What Are LoRAs?
LoRA (Low-Rank Adaptation) is a technique that adds small, trainable weight matrices on top of a frozen base model. Instead of fine-tuning billions of parameters, LoRAs modify only a few million — resulting in tiny files (2–200 MB) that can be swapped in and out at inference time to change a model's style, add characters, or teach it new concepts.
How LoRA Works
During standard fine-tuning, you'd update every weight in a model — expensive and produces a full-size copy. LoRA takes a smarter approach: it freezes the original model weights and injects small low-rank decomposition matrices into the attention layers. The base model remains completely untouched throughout the process.
Mathematically, instead of updating a weight matrix W directly, LoRA decomposes the update as W + BA, where B and A are much smaller matrices. The "rank" (r) controls their size — rank 4 produces ~3 MB files, rank 64 produces ~150 MB. Because the decomposition is low-rank, the number of trainable parameters drops from billions to just a few million, which is what makes training fast and cheap.
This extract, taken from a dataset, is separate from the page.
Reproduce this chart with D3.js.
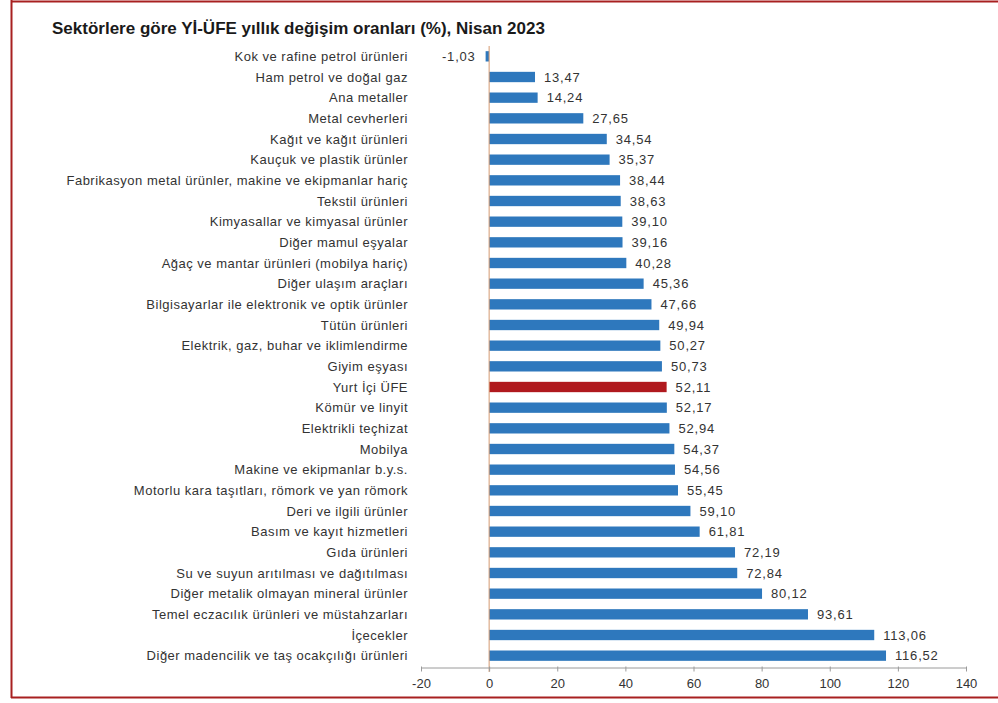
<!DOCTYPE html>
<html>
<head>
<meta charset="utf-8">
<script src="https://cdn.jsdelivr.net/npm/d3@7"></script>
<style>
  body { margin: 0; background: #fff; }
  svg { display: block; font-family: Arial, 'Liberation Sans', sans-serif; }
</style>
</head>
<body>
<svg id="chart" width="998" height="703"></svg>
<script>
const sectors = [
  'Kok ve rafine petrol ürünleri',
  'Ham petrol ve doğal gaz',
  'Ana metaller',
  'Metal cevherleri',
  'Kağıt ve kağıt ürünleri',
  'Kauçuk ve plastik ürünler',
  'Fabrikasyon metal ürünler, makine ve ekipmanlar hariç',
  'Tekstil ürünleri',
  'Kimyasallar ve kimyasal ürünler',
  'Diğer mamul eşyalar',
  'Ağaç ve mantar ürünleri (mobilya hariç)',
  'Diğer ulaşım araçları',
  'Bilgisayarlar ile elektronik ve optik ürünler',
  'Tütün ürünleri',
  'Elektrik, gaz, buhar ve iklimlendirme',
  'Giyim eşyası',
  'Yurt İçi ÜFE',
  'Kömür ve linyit',
  'Elektrikli teçhizat',
  'Mobilya',
  'Makine ve ekipmanlar b.y.s.',
  'Motorlu kara taşıtları, römork ve yan römork',
  'Deri ve ilgili ürünler',
  'Basım ve kayıt hizmetleri',
  'Gıda ürünleri',
  'Su ve suyun arıtılması ve dağıtılması',
  'Diğer metalik olmayan mineral ürünler',
  'Temel eczacılık ürünleri ve müstahzarları',
  'İçecekler',
  'Diğer madencilik ve taş ocakçılığı ürünleri'
]
const changes = [
  -1.03, 13.47, 14.24, 27.65, 34.54, 35.37, 38.44, 38.63, 39.10, 39.16,
  40.28, 45.36, 47.66, 49.94, 50.27, 50.73, 52.11, 52.17, 52.94, 54.37,
  54.56, 55.45, 59.10, 61.81, 72.19, 72.84, 80.12, 93.61, 113.06, 116.52
]
const highlight = 'Yurt İçi ÜFE'
const xTicks = [-20, 0, 20, 40, 60, 80, 100, 120, 140]

const data = sectors.map((name, i) => ({ name, value: changes[i] }))

const svg = d3.select('#chart')

// frame (left, top, bottom only)
const frame = svg.append('g').attr('stroke', '#a82020').attr('stroke-width', 2).attr('fill', 'none')
frame.append('line').attr('x1', 11).attr('x2', 998).attr('y1', 1.5).attr('y2', 1.5)
frame.append('line').attr('x1', 11.5).attr('x2', 11.5).attr('y1', 0).attr('y2', 698)
frame.append('line').attr('x1', 11).attr('x2', 998).attr('y1', 697.5).attr('y2', 697.5)

svg.append('text')
  .attr('x', 52)
  .attr('y', 34)
  .attr('font-size', 17)
  .attr('font-weight', 'bold')
  .attr('fill', '#1a1a1a')
  .text('Sektörlere göre Yİ-ÜFE yıllık değişim oranları (%), Nisan 2023')

const x = d3.scaleLinear().domain([-20, 140]).range([421, 966])
const y = d3.scaleBand()
  .domain(sectors)
  .range([46, 666])
  .paddingInner(0.5)
  .paddingOuter(0.25)

// bars
svg.append('g')
  .selectAll('rect')
  .data(data)
  .join('rect')
  .attr('x', d => x(Math.min(0, d.value)))
  .attr('y', d => y(d.name))
  .attr('width', d => Math.abs(x(d.value) - x(0)))
  .attr('height', y.bandwidth())
  .attr('fill', d => d.name === highlight ? '#b0191e' : '#2e78bd')

// zero line
svg.append('line')
  .attr('x1', x(0)).attr('x2', x(0))
  .attr('y1', 46).attr('y2', 672)
  .attr('stroke', '#d59a70')
  .attr('stroke-width', 1)

// category labels
svg.append('g')
  .attr('font-size', 13)
  .attr('letter-spacing', 0.5)
  .attr('fill', '#333')
  .attr('text-anchor', 'end')
  .selectAll('text')
  .data(data)
  .join('text')
  .attr('x', 408)
  .attr('y', d => y(d.name) + y.bandwidth() / 2)
  .attr('dy', '0.35em')
  .text(d => d.name)

// value labels
const fmt = v => d3.format('.2f')(v).replace('.', ',').replace('\u2212', '-')
svg.append('g')
  .attr('font-size', 13)
  .attr('letter-spacing', 0.8)
  .attr('fill', '#333')
  .selectAll('text')
  .data(data)
  .join('text')
  .attr('x', d => d.value < 0 ? x(d.value) - 10 : x(d.value) + 9)
  .attr('text-anchor', d => d.value < 0 ? 'end' : 'start')
  .attr('y', d => y(d.name) + y.bandwidth() / 2)
  .attr('dy', '0.35em')
  .text(d => fmt(d.value))

// x axis
const axis = svg.append('g')
  .attr('transform', 'translate(0,667.5)')
  .call(d3.axisBottom(x)
    .tickValues(xTicks)
    .tickFormat(d => String(d))
    .tickSize(5)
    .tickSizeOuter(0)
    .tickPadding(6))
axis.select('.domain').attr('stroke', '#9a9a9a')
axis.selectAll('.tick line').attr('stroke', '#9a9a9a').attr('transform', 'translate(0,-1)')
axis.selectAll('.tick text')
  .attr('font-size', 13)
  .attr('font-family', 'Arial, "Liberation Sans", sans-serif')
  .attr('fill', '#333')
</script>
</body>
</html>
At inference time, the LoRA weights are loaded alongside the base model and applied to the relevant attention layers. This means you can swap between different LoRAs without reloading the base model — just swap the small adapter files. Multiple LoRAs can even be stacked together, each contributing its own learned features to the final output.
Types of LoRAs
Character LoRAs
Trained on images of a specific person or character. Typically need 20+ photos from various angles and lighting conditions. Activated with a trigger word (e.g., "johndoe" or "sks person"). Best for consistent character portrayal across many generations.
Style LoRAs
Trained on images sharing an artistic style — anime, oil painting, pixel art, cinematic photography, etc. Apply a consistent aesthetic regardless of subject matter. Usually work well at lower weights (0.3–0.6) to avoid overpowering the prompt.
Concept LoRAs
Teach the model specific objects, clothing, environments, or abstract ideas it wasn't trained on. Examples: a specific car model, a fantasy weapon, a particular type of architecture. Great for introducing elements outside the base model's training data.
Control LoRAs
Provide structural guidance — Canny edge detection, depth maps, pose estimation. Notable examples include Flux.1-Canny-dev-lora and Flux.1-Depth-dev-lora from Black Forest Labs, which give you spatial control over generated images.
LoRA vs Full Fine-Tuning
| Aspect | Full Fine-Tune | LoRA |
|---|---|---|
| File size | 2–12 GB (full model copy) | 2–200 MB |
| Training time | Hours to days | Minutes to hours |
| Training cost | $50–$500+ | $1–$10 |
| Combinability | Cannot combine | Stack multiple LoRAs |
| Base model | Modified permanently | Original untouched |
Key Terms
Rank (r)
The dimension of the low-rank matrices. Higher rank means more capacity to learn detail, but also a larger file. Common values: 4, 8, 16, 32, 64, 128. Most community LoRAs use rank 8–32.
Alpha
A scaling factor that controls the LoRA's effective strength during training. The actual scale applied is alpha / rank. Often set equal to rank during training so the effective multiplier is 1.0.
Trigger Word
A special keyword you include in your prompt to activate the LoRA's trained concept. Example: including "TOK" or "sks person" tells the model to apply the learned features. Without the trigger word, the LoRA may have minimal or no visible effect.
lora_scale / lora_weight
The inference-time multiplier (0.0–1.0+) controlling how strongly the LoRA affects output. 0.0 = base model only, 1.0 = full LoRA effect. Values above 1.0 amplify the effect but can cause artifacts.
SafeTensors
The modern, safe file format for model weights (.safetensors). Preferred over legacy .ckpt or .bin files because it prevents arbitrary code execution during loading.
Where to Find LoRAs
Replicate
Train your own LoRAs or use community fine-tunes. Integrated directly into the generation API — trained models become runnable endpoints. Best for custom character LoRAs you want to deploy immediately.
Hugging Face
Largest open-source model hub. Browse at huggingface.co/models with the "lora" tag. Reference by repo ID (e.g., alvdansen/frosting_lane_flux). Supports version pinning and model cards with usage instructions.
CivitAI
Largest community collection with 50,000+ LoRAs. Strong filtering by base model, category, and popularity. Example images include generation parameters, and trigger words are documented on each model page.